[WRITTEN REQUEST]: The line containing "50.8, 50.6, 50.5];" marks the end: extract everything from the first line of the data through that line, exactly, with no pictures.

====== GIVEN DATA

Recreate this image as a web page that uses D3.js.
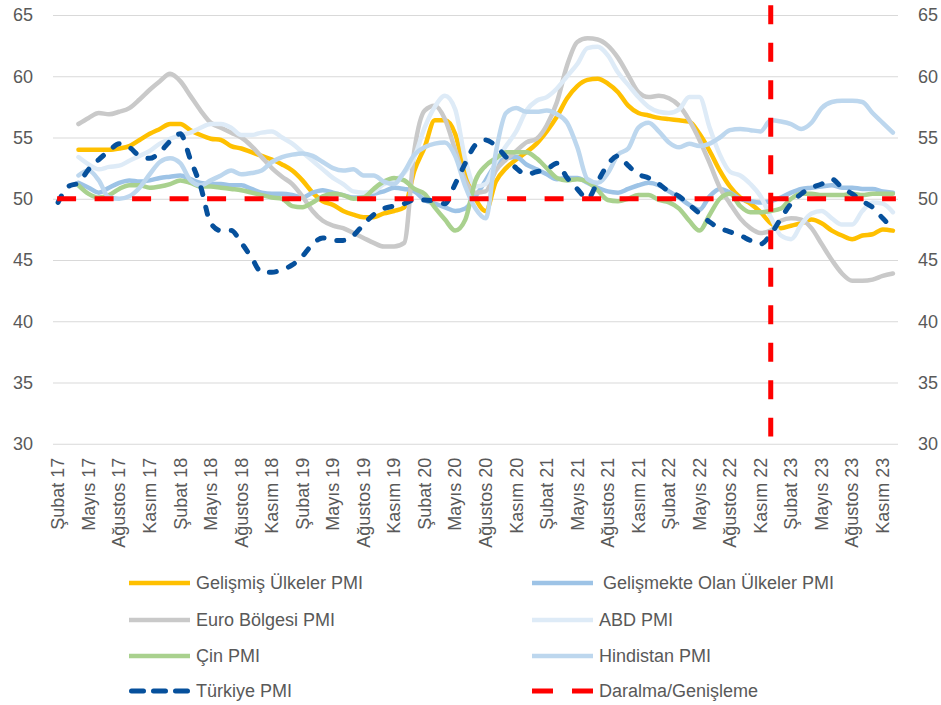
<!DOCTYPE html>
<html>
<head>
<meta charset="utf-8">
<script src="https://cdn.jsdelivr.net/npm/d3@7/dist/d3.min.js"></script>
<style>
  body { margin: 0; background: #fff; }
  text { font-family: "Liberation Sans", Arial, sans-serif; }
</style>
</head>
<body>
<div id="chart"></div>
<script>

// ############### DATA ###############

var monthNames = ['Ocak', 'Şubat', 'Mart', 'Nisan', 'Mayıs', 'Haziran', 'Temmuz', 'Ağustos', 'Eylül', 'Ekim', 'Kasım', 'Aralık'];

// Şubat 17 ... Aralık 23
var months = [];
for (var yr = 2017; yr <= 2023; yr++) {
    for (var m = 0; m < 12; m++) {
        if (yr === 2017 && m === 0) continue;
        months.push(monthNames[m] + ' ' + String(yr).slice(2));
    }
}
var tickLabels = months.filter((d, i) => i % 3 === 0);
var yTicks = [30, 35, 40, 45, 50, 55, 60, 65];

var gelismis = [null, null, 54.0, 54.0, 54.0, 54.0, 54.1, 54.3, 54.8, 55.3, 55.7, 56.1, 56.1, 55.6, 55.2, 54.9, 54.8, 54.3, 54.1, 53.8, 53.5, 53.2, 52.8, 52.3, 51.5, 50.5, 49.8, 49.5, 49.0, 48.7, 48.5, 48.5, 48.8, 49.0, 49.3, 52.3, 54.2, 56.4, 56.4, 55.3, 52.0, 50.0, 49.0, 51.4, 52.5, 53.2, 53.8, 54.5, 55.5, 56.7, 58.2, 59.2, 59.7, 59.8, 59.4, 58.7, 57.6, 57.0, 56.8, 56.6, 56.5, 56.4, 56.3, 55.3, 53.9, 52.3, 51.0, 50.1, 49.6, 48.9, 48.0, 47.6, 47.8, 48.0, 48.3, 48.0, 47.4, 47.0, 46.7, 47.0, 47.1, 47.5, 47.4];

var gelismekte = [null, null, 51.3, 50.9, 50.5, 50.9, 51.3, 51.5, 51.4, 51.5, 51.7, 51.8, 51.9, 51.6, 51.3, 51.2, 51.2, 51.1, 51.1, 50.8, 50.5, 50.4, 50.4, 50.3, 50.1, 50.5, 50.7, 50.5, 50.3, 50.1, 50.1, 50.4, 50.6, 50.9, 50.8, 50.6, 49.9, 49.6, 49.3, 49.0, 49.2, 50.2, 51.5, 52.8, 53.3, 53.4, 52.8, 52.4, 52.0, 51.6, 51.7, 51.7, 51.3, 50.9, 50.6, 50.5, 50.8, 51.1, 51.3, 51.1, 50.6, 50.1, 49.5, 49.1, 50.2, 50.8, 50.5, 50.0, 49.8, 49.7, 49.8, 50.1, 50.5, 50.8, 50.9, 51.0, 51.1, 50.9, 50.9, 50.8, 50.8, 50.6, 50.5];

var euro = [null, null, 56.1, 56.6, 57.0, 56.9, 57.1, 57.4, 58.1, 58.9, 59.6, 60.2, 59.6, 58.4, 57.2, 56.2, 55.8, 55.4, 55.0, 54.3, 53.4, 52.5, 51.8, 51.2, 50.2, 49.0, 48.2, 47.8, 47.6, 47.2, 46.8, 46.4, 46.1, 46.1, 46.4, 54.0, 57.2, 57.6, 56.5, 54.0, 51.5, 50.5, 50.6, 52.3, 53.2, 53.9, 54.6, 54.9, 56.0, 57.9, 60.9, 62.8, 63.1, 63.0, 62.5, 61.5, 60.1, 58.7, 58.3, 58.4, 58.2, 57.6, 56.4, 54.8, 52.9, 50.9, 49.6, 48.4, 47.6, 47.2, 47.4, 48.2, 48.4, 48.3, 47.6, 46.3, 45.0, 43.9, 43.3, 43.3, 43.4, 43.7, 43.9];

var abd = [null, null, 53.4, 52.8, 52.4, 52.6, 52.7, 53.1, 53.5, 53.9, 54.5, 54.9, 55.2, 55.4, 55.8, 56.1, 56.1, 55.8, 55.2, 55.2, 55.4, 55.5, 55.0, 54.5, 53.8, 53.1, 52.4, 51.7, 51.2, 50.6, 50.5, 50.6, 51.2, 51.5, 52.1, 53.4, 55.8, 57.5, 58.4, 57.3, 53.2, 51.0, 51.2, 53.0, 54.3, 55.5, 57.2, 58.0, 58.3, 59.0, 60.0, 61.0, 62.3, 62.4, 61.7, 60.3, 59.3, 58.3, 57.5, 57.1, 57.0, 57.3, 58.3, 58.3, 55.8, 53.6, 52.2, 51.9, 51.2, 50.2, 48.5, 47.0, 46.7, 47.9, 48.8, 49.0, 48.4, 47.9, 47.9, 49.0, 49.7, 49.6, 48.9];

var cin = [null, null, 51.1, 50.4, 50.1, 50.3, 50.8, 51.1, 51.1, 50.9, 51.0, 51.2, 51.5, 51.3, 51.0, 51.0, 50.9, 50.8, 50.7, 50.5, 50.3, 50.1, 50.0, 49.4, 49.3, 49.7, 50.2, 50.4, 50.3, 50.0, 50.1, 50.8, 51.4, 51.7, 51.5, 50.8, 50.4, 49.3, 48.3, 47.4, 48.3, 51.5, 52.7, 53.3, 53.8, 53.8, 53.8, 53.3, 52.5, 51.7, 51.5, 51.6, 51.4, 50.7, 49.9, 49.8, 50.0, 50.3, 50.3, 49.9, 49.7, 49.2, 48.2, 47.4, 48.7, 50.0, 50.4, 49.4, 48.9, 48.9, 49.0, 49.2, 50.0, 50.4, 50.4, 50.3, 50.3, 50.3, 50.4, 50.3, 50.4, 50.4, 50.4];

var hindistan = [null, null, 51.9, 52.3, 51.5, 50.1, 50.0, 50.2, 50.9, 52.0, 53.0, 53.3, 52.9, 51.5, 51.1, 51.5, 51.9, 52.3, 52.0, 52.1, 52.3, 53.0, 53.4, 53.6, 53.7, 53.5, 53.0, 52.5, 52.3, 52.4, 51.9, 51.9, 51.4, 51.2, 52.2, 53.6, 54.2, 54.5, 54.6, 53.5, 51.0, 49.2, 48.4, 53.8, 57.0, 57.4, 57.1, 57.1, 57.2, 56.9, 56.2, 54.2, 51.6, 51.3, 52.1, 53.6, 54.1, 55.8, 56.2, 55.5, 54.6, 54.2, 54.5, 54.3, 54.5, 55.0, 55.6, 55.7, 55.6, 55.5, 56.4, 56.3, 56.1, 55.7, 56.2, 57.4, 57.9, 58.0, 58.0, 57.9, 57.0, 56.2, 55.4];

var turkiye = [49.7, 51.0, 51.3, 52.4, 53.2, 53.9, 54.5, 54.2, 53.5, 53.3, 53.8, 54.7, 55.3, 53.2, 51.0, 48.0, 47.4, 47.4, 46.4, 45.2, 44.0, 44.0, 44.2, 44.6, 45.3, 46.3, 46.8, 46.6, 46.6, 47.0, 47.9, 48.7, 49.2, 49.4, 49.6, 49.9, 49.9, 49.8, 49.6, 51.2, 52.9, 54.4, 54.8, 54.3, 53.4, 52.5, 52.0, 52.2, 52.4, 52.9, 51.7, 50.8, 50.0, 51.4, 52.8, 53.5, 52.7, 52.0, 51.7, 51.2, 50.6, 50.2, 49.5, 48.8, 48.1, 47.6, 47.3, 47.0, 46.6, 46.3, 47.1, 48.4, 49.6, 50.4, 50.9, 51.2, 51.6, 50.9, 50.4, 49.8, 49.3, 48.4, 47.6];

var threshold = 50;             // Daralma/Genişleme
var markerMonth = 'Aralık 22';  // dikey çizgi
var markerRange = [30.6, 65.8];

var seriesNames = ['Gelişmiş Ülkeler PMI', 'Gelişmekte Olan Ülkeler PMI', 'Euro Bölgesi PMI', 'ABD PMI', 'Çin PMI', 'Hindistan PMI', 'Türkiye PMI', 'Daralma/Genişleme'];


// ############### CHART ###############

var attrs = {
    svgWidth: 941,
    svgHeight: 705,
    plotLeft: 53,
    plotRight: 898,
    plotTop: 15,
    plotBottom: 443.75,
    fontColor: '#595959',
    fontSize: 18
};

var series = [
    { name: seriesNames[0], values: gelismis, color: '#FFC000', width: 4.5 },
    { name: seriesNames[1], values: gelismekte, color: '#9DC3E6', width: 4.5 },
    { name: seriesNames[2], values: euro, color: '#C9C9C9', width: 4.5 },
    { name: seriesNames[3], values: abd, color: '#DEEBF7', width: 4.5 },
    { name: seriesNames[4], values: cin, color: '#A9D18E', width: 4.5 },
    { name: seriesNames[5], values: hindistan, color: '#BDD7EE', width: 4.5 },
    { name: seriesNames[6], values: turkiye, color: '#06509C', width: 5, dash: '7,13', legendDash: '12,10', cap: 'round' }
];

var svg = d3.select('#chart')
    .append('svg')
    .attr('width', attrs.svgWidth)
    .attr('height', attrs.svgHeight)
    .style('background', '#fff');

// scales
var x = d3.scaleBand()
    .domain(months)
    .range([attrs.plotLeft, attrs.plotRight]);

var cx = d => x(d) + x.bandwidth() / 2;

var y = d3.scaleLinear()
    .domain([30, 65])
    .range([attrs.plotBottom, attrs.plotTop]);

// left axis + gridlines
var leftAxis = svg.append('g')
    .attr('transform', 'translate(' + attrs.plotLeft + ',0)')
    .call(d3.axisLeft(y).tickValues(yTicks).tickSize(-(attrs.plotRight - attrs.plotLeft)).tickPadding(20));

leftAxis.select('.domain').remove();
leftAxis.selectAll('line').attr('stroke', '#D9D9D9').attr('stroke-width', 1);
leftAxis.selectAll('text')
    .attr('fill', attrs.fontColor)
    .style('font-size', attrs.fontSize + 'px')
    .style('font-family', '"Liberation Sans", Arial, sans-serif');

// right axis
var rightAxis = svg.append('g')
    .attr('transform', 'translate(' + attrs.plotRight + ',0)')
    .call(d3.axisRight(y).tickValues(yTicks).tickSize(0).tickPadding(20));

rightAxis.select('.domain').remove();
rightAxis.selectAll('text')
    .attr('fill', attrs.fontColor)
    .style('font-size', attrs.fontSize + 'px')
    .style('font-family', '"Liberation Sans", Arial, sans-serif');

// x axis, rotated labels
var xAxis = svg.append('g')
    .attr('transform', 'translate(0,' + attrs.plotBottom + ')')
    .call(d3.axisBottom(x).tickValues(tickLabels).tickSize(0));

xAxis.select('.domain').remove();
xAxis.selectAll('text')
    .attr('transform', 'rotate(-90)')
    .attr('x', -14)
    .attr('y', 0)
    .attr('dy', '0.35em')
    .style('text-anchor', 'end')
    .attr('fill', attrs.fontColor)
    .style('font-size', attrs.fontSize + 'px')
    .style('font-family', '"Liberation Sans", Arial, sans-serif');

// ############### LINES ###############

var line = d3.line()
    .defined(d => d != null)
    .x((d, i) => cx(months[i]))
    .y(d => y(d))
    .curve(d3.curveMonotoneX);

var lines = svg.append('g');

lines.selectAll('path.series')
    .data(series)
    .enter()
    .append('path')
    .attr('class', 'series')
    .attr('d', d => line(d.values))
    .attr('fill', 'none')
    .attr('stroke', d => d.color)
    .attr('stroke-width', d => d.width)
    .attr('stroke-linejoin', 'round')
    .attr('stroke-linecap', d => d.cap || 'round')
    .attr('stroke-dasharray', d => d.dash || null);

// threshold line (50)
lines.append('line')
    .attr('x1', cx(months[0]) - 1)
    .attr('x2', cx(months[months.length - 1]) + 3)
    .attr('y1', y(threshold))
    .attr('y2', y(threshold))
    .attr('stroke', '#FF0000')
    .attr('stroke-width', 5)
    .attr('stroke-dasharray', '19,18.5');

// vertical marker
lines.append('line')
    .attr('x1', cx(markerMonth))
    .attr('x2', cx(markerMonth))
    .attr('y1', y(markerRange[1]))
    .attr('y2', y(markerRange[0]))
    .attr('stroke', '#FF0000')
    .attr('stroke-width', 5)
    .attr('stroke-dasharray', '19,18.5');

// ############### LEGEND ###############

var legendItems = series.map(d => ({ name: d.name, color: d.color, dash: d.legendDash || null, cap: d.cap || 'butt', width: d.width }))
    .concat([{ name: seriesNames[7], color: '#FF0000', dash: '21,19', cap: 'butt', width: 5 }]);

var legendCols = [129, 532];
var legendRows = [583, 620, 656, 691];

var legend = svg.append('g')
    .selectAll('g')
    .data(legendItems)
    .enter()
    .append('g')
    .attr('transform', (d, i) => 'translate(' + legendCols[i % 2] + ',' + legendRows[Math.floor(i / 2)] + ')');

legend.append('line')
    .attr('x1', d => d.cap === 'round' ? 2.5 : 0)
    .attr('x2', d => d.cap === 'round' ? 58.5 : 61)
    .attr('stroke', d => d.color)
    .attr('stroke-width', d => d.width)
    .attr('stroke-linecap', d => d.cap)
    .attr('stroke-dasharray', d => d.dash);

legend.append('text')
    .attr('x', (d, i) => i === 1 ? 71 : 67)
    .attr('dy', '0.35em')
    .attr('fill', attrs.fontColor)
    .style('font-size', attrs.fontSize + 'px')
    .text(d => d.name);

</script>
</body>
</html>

============

[ANSWER FOR THIS EXERCISE]:
Recreate this image as a web page that uses D3.js.
<!DOCTYPE html>
<html>
<head>
<meta charset="utf-8">
<script src="https://cdn.jsdelivr.net/npm/d3@7/dist/d3.min.js"></script>
<style>
  body { margin: 0; background: #fff; }
  text { font-family: "Liberation Sans", Arial, sans-serif; }
</style>
</head>
<body>
<div id="chart"></div>
<script>

// ############### DATA ###############

var monthNames = ['Ocak', 'Şubat', 'Mart', 'Nisan', 'Mayıs', 'Haziran', 'Temmuz', 'Ağustos', 'Eylül', 'Ekim', 'Kasım', 'Aralık'];

// Şubat 17 ... Aralık 23
var months = [];
for (var yr = 2017; yr <= 2023; yr++) {
    for (var m = 0; m < 12; m++) {
        if (yr === 2017 && m === 0) continue;
        months.push(monthNames[m] + ' ' + String(yr).slice(2));
    }
}
var tickLabels = months.filter((d, i) => i % 3 === 0);
var yTicks = [30, 35, 40, 45, 50, 55, 60, 65];

var gelismis = [null, null, 54.0, 54.0, 54.0, 54.0, 54.1, 54.3, 54.8, 55.3, 55.7, 56.1, 56.1, 55.6, 55.2, 54.9, 54.8, 54.3, 54.1, 53.8, 53.5, 53.2, 52.8, 52.3, 51.5, 50.5, 49.8, 49.5, 49.0, 48.7, 48.5, 48.5, 48.8, 49.0, 49.3, 52.3, 54.2, 56.4, 56.4, 55.3, 52.0, 50.0, 49.0, 51.4, 52.5, 53.2, 53.8, 54.5, 55.5, 56.7, 58.2, 59.2, 59.7, 59.8, 59.4, 58.7, 57.6, 57.0, 56.8, 56.6, 56.5, 56.4, 56.3, 55.3, 53.9, 52.3, 51.0, 50.1, 49.6, 48.9, 48.0, 47.6, 47.8, 48.0, 48.3, 48.0, 47.4, 47.0, 46.7, 47.0, 47.1, 47.5, 47.4];

var gelismekte = [null, null, 51.3, 50.9, 50.5, 50.9, 51.3, 51.5, 51.4, 51.5, 51.7, 51.8, 51.9, 51.6, 51.3, 51.2, 51.2, 51.1, 51.1, 50.8, 50.5, 50.4, 50.4, 50.3, 50.1, 50.5, 50.7, 50.5, 50.3, 50.1, 50.1, 50.4, 50.6, 50.9, 50.8, 50.6, 49.9, 49.6, 49.3, 49.0, 49.2, 50.2, 51.5, 52.8, 53.3, 53.4, 52.8, 52.4, 52.0, 51.6, 51.7, 51.7, 51.3, 50.9, 50.6, 50.5, 50.8, 51.1, 51.3, 51.1, 50.6, 50.1, 49.5, 49.1, 50.2, 50.8, 50.5, 50.0, 49.8, 49.7, 49.8, 50.1, 50.5, 50.8, 50.9, 51.0, 51.1, 50.9, 50.9, 50.8, 50.8, 50.6, 50.5];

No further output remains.